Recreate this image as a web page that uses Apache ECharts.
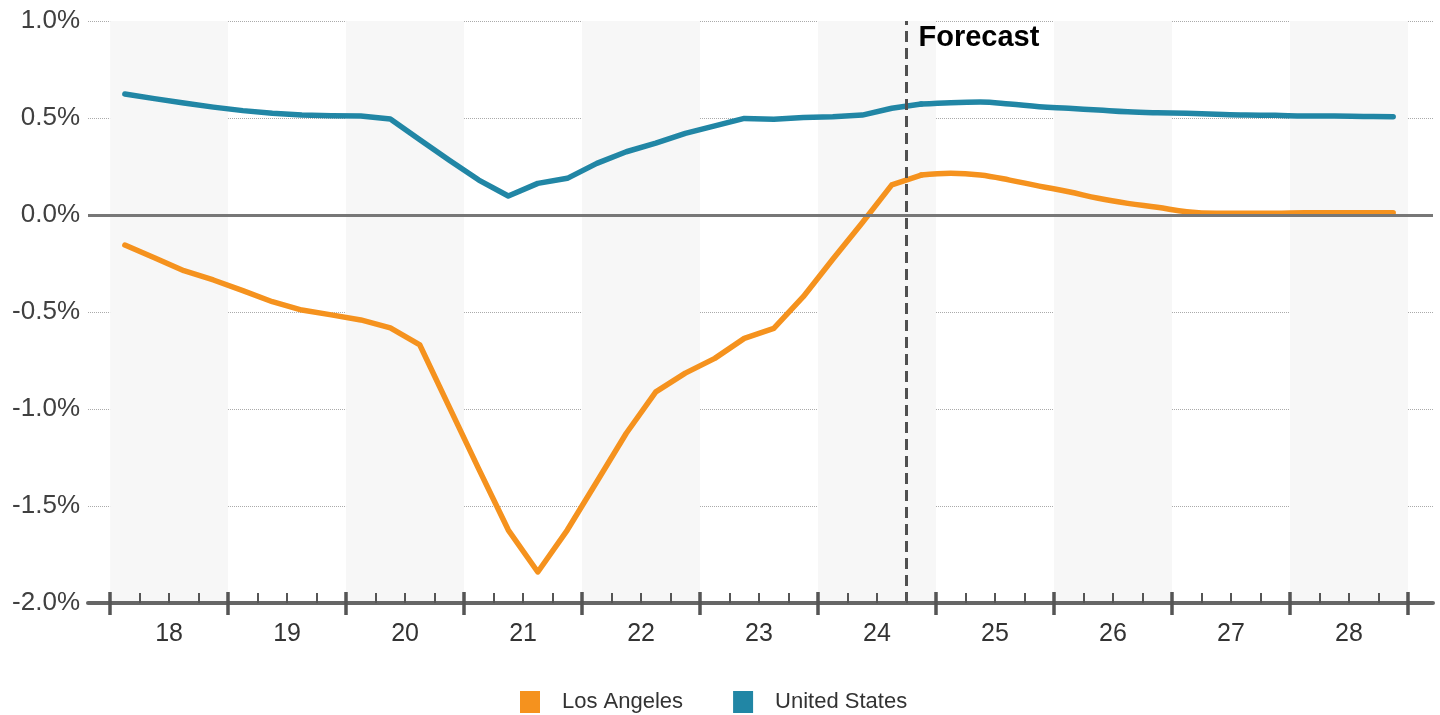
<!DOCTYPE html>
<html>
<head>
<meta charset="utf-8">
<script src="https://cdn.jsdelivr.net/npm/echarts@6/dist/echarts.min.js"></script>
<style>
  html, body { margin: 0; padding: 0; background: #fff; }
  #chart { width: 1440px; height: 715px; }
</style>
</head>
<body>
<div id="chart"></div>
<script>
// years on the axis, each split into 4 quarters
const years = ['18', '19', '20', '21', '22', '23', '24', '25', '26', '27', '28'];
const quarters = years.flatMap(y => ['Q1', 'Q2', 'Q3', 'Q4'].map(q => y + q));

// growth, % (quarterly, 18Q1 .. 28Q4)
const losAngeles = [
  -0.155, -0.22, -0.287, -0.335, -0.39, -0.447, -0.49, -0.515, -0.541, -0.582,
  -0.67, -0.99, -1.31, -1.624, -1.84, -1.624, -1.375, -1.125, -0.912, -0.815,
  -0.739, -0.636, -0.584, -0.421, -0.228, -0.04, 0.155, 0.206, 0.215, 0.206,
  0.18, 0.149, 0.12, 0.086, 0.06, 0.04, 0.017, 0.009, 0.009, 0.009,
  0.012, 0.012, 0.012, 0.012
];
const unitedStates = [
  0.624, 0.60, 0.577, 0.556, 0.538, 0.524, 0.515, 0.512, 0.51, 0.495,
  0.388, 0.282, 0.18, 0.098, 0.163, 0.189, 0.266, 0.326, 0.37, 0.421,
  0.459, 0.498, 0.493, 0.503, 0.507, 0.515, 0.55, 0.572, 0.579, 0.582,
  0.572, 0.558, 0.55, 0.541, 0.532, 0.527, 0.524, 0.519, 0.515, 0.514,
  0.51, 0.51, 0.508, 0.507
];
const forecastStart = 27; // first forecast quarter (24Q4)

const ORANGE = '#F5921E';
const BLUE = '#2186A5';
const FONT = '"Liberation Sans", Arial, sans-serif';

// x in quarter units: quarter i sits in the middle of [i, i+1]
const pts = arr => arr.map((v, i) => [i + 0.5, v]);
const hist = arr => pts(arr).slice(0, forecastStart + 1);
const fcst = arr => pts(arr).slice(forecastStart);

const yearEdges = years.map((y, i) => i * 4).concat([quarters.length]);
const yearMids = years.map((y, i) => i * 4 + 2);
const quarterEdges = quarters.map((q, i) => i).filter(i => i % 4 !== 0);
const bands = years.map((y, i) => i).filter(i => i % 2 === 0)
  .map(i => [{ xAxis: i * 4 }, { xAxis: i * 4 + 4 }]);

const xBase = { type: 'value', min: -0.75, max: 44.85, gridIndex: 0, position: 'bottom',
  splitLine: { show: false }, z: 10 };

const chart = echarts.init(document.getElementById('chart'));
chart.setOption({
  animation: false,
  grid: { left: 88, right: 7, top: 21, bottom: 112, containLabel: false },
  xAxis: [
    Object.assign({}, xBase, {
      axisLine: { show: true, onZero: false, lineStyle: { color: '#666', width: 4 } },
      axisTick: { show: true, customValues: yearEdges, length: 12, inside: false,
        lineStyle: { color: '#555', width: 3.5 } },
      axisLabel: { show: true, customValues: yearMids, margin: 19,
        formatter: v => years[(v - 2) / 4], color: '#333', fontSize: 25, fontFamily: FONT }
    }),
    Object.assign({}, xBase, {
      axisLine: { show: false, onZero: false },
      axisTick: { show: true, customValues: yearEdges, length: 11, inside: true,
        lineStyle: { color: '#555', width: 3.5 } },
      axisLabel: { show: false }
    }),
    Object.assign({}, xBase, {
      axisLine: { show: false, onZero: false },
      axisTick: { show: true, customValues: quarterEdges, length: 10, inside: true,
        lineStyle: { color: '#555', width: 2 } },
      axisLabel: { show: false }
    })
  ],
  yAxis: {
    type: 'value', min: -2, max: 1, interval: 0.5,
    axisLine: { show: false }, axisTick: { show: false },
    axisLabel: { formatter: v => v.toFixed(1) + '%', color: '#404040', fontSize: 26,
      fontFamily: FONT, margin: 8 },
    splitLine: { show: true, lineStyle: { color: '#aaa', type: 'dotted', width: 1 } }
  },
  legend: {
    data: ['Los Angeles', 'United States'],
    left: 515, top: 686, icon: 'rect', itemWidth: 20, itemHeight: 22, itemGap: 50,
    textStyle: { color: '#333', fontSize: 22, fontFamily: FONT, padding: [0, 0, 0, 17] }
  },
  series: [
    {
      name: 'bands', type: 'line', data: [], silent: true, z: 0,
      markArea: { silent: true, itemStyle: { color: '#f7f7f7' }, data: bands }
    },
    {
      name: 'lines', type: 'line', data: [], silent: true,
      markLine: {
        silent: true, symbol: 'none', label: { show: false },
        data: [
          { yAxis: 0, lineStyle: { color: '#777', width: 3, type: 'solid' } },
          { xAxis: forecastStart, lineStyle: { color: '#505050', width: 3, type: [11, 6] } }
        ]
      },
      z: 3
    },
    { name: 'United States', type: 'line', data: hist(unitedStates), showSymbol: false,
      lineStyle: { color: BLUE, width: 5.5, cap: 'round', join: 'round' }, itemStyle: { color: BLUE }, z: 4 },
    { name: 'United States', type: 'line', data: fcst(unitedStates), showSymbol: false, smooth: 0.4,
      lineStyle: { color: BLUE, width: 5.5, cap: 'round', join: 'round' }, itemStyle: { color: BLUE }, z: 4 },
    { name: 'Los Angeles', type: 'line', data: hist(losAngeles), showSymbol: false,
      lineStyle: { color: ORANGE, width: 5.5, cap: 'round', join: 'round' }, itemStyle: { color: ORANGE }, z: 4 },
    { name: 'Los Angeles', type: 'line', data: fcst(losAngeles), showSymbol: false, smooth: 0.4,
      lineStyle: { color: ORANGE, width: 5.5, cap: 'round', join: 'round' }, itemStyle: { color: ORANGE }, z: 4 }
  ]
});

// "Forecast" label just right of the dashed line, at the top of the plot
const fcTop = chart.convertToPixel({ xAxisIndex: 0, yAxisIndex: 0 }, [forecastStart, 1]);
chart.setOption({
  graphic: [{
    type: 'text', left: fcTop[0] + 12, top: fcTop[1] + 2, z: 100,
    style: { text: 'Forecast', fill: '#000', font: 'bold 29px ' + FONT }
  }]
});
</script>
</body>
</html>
-.-.-
REQUIRED WORK. Write out each line of the listing above, exactly, from its first line to the line holding "const quarters = years.flatMap(y", inclusive. Skip the pictures.

SOLUTION BELOW.
Recreate this image as a web page that uses Apache ECharts.
<!DOCTYPE html>
<html>
<head>
<meta charset="utf-8">
<script src="https://cdn.jsdelivr.net/npm/echarts@6/dist/echarts.min.js"></script>
<style>
  html, body { margin: 0; padding: 0; background: #fff; }
  #chart { width: 1440px; height: 715px; }
</style>
</head>
<body>
<div id="chart"></div>
<script>
// years on the axis, each split into 4 quarters
const years = ['18', '19', '20', '21', '22', '23', '24', '25', '26', '27', '28'];
const quarters = years.flatMap(y => ['Q1', 'Q2', 'Q3', 'Q4'].map(q => y + q));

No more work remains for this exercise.